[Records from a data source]

(begin)

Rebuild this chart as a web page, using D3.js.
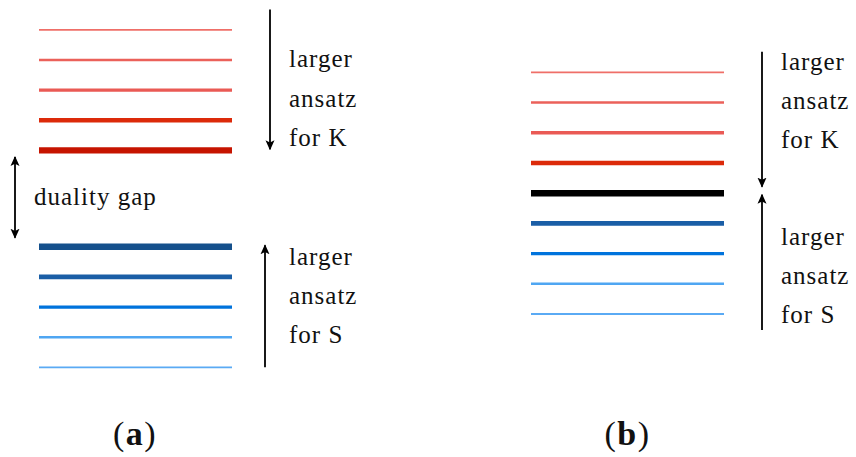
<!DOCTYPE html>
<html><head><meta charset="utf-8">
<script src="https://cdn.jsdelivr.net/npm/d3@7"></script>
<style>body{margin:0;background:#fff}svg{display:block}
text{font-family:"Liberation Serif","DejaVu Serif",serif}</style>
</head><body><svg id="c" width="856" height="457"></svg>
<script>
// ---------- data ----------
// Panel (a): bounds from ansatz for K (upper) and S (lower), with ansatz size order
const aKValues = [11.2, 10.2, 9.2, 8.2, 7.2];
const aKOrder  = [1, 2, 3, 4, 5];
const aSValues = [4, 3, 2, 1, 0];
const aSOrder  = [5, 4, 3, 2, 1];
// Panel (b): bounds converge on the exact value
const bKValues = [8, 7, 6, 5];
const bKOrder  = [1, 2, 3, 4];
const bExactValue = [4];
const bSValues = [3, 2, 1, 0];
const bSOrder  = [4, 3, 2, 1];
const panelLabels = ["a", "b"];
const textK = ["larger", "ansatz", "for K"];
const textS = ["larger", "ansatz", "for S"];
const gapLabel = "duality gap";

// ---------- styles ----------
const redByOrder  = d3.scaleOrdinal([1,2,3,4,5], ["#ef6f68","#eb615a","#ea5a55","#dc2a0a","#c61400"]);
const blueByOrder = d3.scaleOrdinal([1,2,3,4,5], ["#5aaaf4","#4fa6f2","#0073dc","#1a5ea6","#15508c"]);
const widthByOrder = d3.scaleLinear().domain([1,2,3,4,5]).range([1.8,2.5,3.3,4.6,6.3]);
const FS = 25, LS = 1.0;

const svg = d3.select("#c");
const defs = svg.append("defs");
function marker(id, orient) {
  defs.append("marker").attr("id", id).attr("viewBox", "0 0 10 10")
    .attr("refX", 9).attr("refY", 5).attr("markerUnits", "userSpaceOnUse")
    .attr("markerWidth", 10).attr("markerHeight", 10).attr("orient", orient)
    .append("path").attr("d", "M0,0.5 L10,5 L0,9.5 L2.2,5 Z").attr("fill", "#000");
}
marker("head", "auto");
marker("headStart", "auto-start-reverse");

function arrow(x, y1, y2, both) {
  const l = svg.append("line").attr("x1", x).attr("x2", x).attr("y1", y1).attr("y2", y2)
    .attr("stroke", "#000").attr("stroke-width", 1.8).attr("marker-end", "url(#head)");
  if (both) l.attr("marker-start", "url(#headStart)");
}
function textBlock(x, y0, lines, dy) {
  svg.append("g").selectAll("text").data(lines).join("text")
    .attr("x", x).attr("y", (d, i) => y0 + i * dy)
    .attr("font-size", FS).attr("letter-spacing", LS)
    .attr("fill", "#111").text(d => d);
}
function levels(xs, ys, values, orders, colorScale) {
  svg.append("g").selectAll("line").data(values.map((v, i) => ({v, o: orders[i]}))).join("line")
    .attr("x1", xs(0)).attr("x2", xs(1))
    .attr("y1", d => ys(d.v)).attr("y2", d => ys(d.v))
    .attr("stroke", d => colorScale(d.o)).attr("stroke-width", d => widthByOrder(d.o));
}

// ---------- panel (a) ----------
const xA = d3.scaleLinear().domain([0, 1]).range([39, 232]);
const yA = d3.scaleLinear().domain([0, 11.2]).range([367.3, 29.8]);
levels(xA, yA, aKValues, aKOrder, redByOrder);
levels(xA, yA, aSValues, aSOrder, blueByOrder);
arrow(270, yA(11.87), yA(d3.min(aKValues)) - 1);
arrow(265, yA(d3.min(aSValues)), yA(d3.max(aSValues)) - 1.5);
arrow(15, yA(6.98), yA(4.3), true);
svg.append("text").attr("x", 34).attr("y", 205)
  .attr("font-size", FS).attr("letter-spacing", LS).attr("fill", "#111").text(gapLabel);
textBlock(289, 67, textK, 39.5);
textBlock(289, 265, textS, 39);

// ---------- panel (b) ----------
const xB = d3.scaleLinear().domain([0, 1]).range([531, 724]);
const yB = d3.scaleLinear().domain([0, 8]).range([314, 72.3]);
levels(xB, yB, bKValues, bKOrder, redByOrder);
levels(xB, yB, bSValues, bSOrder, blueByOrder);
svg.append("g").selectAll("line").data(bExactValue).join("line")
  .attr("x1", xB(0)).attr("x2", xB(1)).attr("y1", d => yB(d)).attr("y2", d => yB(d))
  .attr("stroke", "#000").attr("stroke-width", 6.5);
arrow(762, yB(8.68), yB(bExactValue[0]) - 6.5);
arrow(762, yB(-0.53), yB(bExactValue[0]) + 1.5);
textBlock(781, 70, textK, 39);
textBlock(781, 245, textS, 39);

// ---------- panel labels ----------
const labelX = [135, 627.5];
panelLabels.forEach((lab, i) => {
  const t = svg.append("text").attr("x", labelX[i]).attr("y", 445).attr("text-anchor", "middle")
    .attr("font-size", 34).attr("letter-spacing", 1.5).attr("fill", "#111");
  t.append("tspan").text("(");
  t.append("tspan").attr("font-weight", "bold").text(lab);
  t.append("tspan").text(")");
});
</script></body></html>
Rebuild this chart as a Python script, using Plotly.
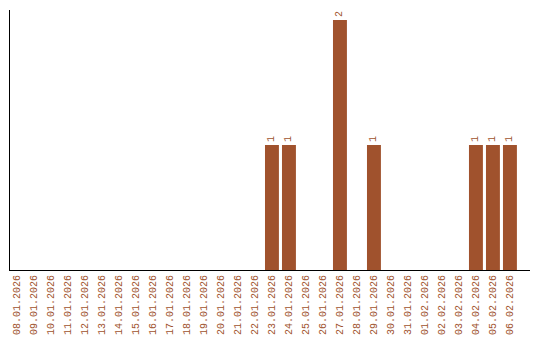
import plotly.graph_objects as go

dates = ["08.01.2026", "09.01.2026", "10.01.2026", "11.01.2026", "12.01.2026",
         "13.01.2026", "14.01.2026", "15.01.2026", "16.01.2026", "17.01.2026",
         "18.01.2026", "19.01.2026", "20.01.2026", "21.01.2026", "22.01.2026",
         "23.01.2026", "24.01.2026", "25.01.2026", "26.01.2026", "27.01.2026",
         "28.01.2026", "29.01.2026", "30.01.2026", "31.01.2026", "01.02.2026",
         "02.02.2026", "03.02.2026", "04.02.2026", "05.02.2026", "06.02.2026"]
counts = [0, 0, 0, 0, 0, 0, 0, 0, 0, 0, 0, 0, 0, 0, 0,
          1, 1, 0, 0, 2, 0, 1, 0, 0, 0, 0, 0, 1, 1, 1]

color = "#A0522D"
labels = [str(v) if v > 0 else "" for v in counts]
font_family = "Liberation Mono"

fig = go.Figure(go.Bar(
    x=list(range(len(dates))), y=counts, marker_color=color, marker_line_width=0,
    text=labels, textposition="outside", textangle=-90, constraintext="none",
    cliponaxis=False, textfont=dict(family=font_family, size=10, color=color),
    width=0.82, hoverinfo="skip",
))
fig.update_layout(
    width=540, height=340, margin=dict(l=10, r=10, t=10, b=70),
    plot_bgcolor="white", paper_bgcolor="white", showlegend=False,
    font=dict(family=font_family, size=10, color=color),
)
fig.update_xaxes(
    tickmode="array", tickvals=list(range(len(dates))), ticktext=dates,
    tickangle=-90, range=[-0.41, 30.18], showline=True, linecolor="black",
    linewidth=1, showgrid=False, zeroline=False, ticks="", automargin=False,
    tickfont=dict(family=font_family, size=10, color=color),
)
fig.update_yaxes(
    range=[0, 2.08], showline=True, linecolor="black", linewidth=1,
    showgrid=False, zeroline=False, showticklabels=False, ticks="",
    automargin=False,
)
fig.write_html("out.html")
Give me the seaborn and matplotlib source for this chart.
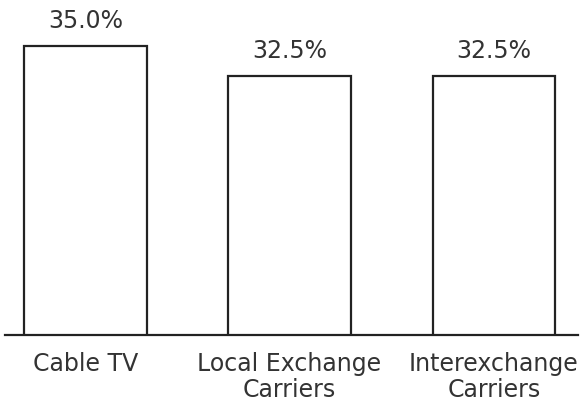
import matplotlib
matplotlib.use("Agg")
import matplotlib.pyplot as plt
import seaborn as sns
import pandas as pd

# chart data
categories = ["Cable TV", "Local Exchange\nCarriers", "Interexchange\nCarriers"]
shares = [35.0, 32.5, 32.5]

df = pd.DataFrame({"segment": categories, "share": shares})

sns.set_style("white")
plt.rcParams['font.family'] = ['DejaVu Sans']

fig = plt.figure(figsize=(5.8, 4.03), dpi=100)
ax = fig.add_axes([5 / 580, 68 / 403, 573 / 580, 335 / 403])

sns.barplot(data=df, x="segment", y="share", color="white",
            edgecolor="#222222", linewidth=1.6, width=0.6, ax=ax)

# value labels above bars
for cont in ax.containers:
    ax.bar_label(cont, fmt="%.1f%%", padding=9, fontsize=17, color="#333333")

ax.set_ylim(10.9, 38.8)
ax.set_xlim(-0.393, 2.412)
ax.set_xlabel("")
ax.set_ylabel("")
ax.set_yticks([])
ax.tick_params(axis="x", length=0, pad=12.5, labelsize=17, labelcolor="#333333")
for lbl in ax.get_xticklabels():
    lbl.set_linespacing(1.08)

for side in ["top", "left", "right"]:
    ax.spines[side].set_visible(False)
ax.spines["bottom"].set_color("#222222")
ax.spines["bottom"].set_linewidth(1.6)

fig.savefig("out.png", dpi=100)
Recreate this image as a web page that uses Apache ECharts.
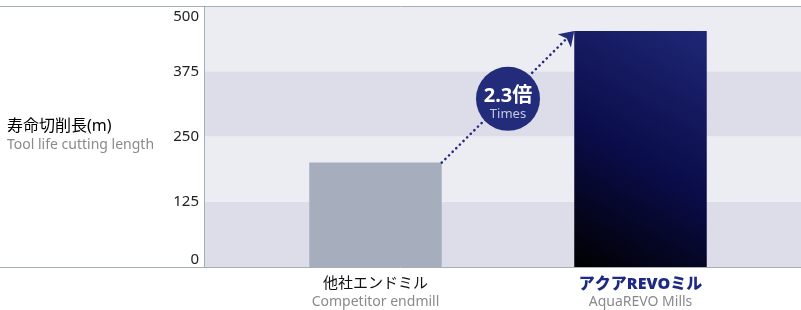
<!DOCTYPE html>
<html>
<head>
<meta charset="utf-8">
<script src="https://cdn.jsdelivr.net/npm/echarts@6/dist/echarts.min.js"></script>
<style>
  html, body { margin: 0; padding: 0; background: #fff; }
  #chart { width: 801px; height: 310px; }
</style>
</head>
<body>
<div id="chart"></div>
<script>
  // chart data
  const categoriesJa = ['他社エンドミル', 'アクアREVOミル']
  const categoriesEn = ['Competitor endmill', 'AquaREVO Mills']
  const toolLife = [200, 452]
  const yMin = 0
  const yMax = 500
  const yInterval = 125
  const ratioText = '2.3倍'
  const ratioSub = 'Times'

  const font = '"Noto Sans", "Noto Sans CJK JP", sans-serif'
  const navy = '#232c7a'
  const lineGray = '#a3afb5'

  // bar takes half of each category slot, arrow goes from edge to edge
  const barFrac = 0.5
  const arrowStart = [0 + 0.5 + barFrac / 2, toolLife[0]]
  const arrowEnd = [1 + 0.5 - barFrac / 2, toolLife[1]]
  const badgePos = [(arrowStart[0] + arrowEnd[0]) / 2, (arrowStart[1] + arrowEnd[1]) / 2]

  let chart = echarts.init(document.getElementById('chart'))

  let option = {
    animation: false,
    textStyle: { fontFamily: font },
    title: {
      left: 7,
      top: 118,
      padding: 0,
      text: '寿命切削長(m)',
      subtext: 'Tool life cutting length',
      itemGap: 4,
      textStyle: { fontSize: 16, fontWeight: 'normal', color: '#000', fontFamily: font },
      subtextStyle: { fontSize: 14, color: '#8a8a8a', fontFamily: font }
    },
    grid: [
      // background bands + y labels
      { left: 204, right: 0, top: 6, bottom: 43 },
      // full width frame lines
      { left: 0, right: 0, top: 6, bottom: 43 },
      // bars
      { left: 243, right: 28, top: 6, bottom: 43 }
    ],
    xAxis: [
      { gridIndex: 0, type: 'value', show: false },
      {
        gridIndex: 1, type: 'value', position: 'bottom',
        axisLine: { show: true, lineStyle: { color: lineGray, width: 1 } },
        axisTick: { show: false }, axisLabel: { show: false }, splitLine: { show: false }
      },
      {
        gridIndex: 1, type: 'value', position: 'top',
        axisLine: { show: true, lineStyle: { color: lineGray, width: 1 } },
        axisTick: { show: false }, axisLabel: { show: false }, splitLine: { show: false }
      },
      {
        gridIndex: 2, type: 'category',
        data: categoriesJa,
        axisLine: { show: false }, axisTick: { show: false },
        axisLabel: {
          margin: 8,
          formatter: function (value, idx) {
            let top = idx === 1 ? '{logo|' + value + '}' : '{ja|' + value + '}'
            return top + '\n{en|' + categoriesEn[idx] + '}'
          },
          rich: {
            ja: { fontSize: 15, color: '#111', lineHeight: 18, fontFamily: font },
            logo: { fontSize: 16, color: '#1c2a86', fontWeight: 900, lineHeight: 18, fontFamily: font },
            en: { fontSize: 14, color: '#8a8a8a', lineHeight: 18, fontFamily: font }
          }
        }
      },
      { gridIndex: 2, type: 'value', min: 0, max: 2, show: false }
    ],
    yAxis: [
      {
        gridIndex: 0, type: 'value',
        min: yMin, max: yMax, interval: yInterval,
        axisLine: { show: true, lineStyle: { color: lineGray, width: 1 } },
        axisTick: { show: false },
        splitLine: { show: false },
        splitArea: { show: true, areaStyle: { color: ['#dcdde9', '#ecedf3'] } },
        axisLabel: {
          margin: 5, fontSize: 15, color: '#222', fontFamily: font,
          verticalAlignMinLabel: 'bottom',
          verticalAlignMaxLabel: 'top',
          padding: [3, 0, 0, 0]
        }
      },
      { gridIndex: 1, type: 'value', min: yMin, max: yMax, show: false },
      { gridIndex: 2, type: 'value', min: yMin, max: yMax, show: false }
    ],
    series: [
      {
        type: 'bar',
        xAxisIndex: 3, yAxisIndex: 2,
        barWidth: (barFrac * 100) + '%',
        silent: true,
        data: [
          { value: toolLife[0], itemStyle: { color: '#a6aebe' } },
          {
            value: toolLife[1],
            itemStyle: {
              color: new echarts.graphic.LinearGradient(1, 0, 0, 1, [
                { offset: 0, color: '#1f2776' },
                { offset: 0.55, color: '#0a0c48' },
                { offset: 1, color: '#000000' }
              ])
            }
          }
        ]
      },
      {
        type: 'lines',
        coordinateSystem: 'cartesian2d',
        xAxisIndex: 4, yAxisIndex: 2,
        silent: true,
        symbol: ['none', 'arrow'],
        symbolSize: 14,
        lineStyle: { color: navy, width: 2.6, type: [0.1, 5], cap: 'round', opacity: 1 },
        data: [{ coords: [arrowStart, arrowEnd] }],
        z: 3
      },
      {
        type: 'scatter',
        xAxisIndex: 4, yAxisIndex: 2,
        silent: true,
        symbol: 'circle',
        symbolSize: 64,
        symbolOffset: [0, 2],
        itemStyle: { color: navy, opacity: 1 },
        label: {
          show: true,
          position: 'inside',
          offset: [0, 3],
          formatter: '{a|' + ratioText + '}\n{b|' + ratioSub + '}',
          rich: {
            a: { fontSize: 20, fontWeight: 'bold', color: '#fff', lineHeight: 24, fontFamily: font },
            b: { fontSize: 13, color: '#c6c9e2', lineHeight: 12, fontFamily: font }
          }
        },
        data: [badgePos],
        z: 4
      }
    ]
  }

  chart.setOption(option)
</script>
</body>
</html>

(end)

_Task to complete_. Leave the pictures out and repeat exactly the lines from the beginning of the records to the line bearing "const FS = 25, LS = 1.0;", both ends counted.

_In response_.
Rebuild this chart as a web page, using D3.js.
<!DOCTYPE html>
<html><head><meta charset="utf-8">
<script src="https://cdn.jsdelivr.net/npm/d3@7"></script>
<style>body{margin:0;background:#fff}svg{display:block}
text{font-family:"Liberation Serif","DejaVu Serif",serif}</style>
</head><body><svg id="c" width="856" height="457"></svg>
<script>
// ---------- data ----------
// Panel (a): bounds from ansatz for K (upper) and S (lower), with ansatz size order
const aKValues = [11.2, 10.2, 9.2, 8.2, 7.2];
const aKOrder  = [1, 2, 3, 4, 5];
const aSValues = [4, 3, 2, 1, 0];
const aSOrder  = [5, 4, 3, 2, 1];
// Panel (b): bounds converge on the exact value
const bKValues = [8, 7, 6, 5];
const bKOrder  = [1, 2, 3, 4];
const bExactValue = [4];
const bSValues = [3, 2, 1, 0];
const bSOrder  = [4, 3, 2, 1];
const panelLabels = ["a", "b"];
const textK = ["larger", "ansatz", "for K"];
const textS = ["larger", "ansatz", "for S"];
const gapLabel = "duality gap";

// ---------- styles ----------
const redByOrder  = d3.scaleOrdinal([1,2,3,4,5], ["#ef6f68","#eb615a","#ea5a55","#dc2a0a","#c61400"]);
const blueByOrder = d3.scaleOrdinal([1,2,3,4,5], ["#5aaaf4","#4fa6f2","#0073dc","#1a5ea6","#15508c"]);
const widthByOrder = d3.scaleLinear().domain([1,2,3,4,5]).range([1.8,2.5,3.3,4.6,6.3]);
const FS = 25, LS = 1.0;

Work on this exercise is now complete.